Exercise description: Your job is to return the lines between the line holding "What seaborn and" and the line holding "import matplotlib.pyplot as plt", inclusive, exactly and with no pictures.

Figure scripts:

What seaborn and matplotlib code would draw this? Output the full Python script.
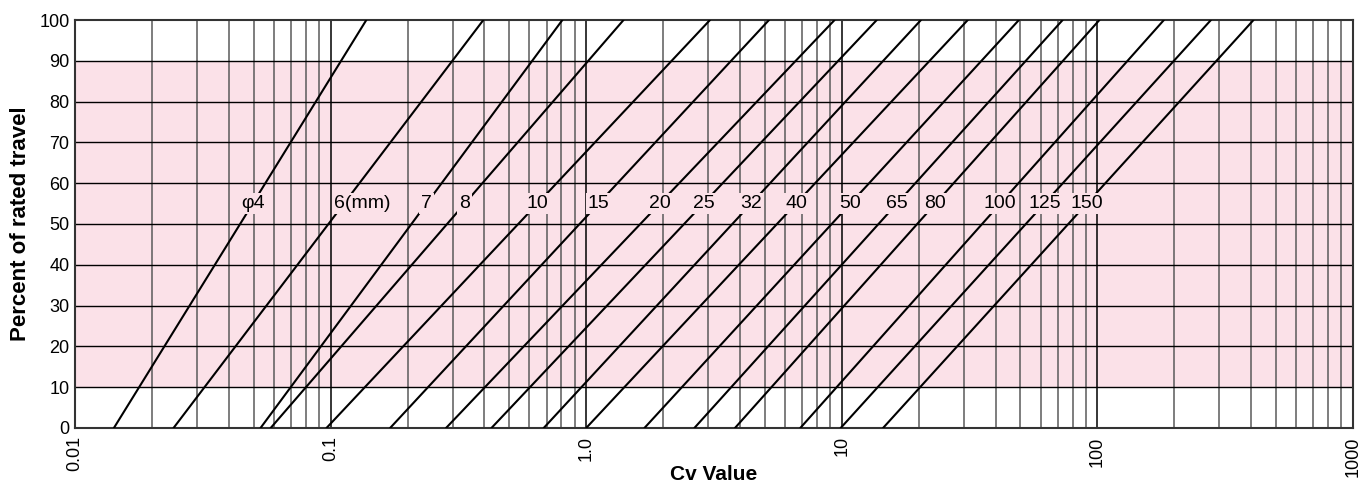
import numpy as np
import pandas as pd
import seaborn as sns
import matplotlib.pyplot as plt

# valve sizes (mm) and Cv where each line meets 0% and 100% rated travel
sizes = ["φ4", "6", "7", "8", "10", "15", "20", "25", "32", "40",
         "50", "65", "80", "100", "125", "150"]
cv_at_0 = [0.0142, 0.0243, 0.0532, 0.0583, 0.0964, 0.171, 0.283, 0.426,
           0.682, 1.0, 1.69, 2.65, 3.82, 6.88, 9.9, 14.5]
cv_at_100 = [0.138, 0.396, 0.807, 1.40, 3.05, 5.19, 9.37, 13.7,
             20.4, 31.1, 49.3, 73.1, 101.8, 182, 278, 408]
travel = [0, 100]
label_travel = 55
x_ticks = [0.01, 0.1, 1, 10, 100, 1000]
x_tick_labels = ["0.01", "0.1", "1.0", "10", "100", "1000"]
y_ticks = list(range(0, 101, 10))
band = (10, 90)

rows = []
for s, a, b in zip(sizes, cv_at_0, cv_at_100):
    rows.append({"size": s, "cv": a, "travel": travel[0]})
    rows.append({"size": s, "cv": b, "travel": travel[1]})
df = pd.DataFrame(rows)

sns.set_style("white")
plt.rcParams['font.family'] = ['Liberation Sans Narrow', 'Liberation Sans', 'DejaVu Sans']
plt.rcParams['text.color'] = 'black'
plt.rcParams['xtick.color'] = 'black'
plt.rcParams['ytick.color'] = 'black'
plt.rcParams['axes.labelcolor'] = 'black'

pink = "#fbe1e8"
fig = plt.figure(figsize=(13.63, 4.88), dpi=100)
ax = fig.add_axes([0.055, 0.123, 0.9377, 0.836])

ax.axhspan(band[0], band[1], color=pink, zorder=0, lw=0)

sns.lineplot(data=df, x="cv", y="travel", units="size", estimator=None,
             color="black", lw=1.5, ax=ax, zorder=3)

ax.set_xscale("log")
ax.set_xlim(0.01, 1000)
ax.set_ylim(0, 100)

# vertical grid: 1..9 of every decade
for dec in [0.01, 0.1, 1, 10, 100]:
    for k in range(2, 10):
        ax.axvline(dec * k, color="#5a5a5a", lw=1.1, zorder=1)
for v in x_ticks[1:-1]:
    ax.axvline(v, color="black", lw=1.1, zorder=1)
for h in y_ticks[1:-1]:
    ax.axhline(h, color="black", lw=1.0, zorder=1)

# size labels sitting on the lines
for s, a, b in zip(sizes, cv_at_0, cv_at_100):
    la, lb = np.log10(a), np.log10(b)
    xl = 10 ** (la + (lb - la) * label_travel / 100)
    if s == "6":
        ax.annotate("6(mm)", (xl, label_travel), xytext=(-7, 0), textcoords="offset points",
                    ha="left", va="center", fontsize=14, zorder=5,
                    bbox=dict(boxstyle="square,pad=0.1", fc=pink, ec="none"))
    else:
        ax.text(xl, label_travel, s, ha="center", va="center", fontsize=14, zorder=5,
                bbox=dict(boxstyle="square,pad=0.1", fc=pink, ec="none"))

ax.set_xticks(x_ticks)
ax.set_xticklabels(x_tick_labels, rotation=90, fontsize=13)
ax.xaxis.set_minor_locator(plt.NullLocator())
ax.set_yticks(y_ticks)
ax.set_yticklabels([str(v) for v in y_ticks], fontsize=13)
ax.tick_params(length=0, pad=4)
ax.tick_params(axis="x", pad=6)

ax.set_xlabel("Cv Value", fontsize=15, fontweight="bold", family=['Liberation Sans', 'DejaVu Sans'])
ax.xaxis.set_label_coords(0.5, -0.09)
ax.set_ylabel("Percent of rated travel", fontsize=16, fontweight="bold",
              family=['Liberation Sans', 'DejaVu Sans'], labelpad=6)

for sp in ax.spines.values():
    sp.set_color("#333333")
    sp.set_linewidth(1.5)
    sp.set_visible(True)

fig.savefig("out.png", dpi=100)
--
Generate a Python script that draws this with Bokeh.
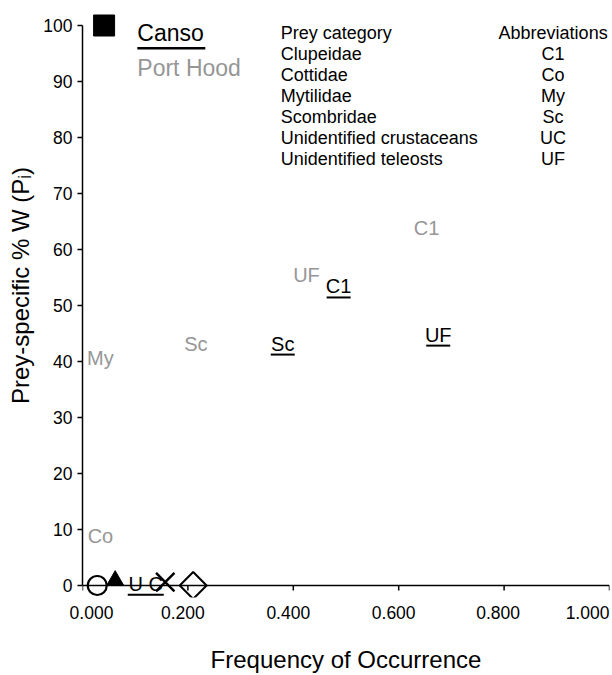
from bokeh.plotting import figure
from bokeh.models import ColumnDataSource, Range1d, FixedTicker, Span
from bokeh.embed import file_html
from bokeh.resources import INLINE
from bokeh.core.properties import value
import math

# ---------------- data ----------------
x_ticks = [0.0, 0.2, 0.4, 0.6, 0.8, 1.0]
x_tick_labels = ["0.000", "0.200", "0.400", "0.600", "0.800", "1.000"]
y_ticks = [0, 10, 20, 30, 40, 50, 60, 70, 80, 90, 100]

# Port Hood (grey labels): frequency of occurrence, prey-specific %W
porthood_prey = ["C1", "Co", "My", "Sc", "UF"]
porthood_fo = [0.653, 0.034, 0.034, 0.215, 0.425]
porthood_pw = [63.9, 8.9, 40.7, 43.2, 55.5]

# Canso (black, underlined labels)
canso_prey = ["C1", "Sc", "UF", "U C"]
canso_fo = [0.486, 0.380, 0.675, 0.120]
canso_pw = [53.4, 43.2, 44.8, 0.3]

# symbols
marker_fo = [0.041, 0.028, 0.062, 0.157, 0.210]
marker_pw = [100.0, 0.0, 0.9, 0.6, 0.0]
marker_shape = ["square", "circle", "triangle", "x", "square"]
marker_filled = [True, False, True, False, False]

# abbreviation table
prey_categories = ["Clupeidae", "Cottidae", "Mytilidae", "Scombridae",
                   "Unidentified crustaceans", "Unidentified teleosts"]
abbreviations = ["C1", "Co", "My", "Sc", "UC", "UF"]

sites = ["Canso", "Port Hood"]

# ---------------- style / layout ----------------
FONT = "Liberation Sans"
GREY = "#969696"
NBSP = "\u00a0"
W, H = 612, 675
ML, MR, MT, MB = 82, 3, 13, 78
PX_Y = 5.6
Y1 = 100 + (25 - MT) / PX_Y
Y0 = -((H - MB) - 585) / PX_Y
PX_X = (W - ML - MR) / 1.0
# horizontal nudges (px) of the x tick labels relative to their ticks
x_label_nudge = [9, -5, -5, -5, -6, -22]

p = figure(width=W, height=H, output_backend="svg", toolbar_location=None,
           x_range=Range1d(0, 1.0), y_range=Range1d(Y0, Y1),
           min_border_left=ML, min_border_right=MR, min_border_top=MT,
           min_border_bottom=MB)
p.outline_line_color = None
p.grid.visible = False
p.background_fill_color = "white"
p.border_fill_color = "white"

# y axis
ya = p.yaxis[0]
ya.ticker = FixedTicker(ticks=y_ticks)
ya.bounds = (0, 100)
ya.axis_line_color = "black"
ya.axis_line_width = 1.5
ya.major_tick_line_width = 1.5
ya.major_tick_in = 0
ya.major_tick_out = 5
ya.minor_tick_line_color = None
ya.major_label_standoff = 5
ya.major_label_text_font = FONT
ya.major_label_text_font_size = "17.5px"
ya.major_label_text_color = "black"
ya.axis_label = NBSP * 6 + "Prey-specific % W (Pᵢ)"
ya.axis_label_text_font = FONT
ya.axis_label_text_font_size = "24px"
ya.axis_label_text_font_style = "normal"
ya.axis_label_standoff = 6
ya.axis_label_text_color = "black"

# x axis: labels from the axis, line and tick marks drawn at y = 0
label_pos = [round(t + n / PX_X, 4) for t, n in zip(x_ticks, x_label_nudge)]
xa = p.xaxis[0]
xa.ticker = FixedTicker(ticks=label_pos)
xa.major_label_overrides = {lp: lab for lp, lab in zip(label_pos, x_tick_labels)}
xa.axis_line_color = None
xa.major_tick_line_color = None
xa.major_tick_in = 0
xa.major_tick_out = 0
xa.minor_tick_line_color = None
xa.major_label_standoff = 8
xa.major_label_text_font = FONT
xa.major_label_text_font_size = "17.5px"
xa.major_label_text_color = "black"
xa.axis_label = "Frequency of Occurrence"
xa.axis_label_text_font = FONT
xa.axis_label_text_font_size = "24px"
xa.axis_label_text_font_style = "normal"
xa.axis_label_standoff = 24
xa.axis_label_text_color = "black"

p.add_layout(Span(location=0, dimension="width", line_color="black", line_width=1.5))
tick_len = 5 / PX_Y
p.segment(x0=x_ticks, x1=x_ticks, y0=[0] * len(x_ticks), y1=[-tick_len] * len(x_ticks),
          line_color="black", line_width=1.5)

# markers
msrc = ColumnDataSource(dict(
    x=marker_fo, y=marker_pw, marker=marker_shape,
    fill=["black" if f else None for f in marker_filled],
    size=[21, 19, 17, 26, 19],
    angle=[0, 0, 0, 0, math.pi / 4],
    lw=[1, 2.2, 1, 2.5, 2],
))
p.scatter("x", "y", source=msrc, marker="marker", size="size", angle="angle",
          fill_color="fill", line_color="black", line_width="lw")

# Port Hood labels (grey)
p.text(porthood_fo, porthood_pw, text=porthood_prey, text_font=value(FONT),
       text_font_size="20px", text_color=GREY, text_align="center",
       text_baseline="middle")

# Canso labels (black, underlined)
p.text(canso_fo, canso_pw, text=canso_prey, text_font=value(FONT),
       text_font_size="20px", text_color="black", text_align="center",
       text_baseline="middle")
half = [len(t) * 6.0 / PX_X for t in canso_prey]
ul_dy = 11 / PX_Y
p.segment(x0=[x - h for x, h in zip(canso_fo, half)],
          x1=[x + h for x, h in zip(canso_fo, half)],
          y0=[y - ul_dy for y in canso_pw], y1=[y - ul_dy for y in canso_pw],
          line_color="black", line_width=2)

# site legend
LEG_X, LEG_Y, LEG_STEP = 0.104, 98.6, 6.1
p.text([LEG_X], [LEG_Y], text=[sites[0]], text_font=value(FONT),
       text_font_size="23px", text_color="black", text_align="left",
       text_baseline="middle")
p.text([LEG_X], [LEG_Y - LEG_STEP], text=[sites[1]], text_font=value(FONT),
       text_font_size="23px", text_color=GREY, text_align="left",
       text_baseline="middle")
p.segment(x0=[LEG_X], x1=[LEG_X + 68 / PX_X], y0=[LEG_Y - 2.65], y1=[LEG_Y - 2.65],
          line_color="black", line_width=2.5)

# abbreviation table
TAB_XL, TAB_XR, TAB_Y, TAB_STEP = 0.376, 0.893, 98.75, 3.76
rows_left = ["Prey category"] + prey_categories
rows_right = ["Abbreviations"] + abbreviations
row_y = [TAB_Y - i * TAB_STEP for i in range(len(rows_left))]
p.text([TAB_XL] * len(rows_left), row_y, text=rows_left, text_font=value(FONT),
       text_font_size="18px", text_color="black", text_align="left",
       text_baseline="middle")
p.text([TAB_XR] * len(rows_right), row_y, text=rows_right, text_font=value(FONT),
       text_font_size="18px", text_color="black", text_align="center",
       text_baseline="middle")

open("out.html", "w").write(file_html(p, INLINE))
...
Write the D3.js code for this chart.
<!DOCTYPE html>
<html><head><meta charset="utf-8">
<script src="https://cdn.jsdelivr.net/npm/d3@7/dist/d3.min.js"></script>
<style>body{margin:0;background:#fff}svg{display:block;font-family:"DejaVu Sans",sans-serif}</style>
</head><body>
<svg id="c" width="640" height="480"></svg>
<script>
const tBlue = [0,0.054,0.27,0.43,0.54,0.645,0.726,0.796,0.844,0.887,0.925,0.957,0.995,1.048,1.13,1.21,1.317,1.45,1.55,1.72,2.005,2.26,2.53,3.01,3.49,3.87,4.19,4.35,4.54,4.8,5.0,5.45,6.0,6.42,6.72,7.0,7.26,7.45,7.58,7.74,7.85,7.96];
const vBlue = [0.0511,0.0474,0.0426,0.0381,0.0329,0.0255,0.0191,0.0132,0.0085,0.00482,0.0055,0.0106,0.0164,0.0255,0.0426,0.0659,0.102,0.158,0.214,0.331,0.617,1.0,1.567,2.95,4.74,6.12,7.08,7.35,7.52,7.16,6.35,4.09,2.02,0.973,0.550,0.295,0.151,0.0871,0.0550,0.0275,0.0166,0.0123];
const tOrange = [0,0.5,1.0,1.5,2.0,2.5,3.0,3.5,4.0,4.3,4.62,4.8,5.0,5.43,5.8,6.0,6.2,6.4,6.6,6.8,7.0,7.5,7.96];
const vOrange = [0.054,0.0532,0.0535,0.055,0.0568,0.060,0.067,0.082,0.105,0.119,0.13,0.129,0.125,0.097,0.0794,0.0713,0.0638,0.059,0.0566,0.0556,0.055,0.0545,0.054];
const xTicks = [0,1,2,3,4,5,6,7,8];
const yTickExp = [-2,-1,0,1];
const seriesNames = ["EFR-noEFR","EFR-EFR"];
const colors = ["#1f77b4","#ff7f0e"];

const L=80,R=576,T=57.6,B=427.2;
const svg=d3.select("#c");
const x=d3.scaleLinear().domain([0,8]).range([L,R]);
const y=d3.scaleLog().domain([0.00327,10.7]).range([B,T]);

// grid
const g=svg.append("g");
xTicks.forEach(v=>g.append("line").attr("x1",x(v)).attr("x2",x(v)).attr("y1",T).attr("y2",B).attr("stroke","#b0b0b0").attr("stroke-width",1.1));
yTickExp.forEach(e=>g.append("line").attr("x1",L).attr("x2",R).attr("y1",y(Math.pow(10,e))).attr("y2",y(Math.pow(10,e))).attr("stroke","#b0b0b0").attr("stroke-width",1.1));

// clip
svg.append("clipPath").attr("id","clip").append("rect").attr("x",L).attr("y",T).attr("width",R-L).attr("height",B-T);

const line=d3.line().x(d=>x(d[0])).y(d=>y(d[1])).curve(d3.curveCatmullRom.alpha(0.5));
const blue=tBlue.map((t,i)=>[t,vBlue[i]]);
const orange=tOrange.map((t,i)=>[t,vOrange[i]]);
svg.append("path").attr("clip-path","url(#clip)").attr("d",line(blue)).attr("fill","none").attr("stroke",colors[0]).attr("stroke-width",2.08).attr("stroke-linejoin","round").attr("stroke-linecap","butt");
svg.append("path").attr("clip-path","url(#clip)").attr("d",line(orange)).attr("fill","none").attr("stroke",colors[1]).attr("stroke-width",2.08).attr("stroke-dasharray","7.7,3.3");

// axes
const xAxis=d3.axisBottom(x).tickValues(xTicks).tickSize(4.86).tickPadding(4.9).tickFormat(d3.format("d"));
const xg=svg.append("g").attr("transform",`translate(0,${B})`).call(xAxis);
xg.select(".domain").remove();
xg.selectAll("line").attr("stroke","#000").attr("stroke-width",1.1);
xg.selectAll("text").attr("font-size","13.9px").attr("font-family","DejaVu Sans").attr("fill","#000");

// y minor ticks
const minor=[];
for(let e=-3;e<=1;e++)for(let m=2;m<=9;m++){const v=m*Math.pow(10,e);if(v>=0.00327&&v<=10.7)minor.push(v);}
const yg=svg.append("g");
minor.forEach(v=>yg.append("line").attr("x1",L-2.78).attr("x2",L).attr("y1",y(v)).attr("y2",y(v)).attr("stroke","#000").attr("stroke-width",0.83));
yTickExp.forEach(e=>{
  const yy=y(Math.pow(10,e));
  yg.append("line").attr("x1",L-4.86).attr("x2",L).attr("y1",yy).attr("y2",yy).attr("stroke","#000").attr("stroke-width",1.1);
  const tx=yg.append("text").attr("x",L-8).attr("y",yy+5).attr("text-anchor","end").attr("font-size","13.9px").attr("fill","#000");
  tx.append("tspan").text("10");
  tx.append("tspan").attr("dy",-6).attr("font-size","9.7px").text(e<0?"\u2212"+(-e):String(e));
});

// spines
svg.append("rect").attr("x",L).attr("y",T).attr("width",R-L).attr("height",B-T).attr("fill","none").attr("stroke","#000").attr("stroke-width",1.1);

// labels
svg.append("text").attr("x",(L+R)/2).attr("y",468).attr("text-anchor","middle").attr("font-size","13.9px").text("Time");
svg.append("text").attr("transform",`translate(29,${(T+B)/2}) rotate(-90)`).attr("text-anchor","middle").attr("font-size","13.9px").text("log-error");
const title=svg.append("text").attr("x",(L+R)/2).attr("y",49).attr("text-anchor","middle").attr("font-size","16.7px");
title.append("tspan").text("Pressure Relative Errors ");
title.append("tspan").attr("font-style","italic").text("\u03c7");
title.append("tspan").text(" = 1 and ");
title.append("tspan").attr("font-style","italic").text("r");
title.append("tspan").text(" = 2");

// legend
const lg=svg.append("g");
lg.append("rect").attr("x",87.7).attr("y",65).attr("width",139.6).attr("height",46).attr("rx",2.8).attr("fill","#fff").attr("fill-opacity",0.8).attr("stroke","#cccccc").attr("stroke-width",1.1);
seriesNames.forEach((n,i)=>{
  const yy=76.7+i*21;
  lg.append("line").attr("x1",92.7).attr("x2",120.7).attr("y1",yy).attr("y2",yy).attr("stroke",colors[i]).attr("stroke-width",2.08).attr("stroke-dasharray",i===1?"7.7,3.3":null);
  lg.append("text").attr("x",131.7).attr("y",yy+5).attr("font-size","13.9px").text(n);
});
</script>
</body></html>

Response:
What seaborn and matplotlib code would draw this? Output the full Python script.
import numpy as np
import pandas as pd
import seaborn as sns
import matplotlib.pyplot as plt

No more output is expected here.